Scotland sees bigger fall in child poverty numbers

Have your say

Child poverty in Scotland fell by almost twice the level in England over a decade, new analysis in the run-up to the independence referendum has shown.

The proportion of children in poverty dropped 10 percentage points in the decade to 2011/12, compared with six percentage points in England, according to a report by the New Policy Institute (NPI) for the Joseph Rowntree Foundation (JRF).

Despite this success, the York-based charity warned progress had stalled as it published the first of three referendum briefings ahead of the vote on September 18.

More than half (54 per cent) of children in workless families in Scotland are in poverty, compared with 10 per cent of those in working families.

Changes to benefits are likely to have increased poverty for children in workless families further, the report says.

Tackling the issue must be a priority for governments at Holyrood and Westminster regardless of the referendum outcome, JRF Scotland adviser Jim McCormick said.

“Progress on reducing child poverty has stalled after a steady reduction and the rate is set to rise again,” he said. “The challenge for each side of the referendum campaign is to demonstrate how a country where no child grows up and remains in poverty can be achieved.”

The overall level of child poverty in Scotland was 17 per cent before housing costs in 2011/12, the analysis shows.

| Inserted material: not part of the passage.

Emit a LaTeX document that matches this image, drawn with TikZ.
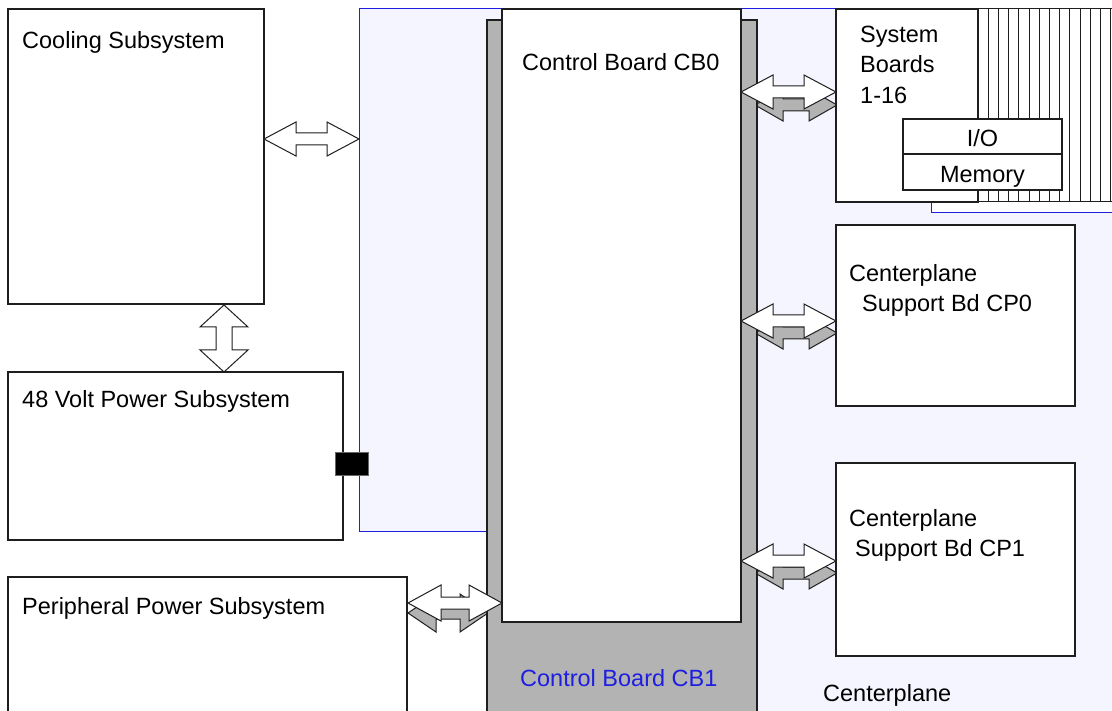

Much of the improvement in both England and Scotland is due to a drop in the poverty rate among lone-parent families, the report said.

Scotland’s better record is attributed to an additional reduction in poverty among working couples who have children.

There appears to have been a shift in this group north of the border towards both adults being in work, which the authors said had not happened in England.

Dr Peter Kenway, director of the NPI and report co-author, said: “This is probably due to parents in Scotland being better able to access suitable jobs with adequate pay and services such as childcare and transport.

“But how much credit policy makers, in either Edinburgh or in London, can take for this is unclear.”

JRF will publish two more briefings on housing and work in Scotland before the referendum.

John Dickie, head of the Child Poverty Action Group in Scotland, said: “This JRF briefing highlights the need to focus support on families who are unable to work as well as those in work.”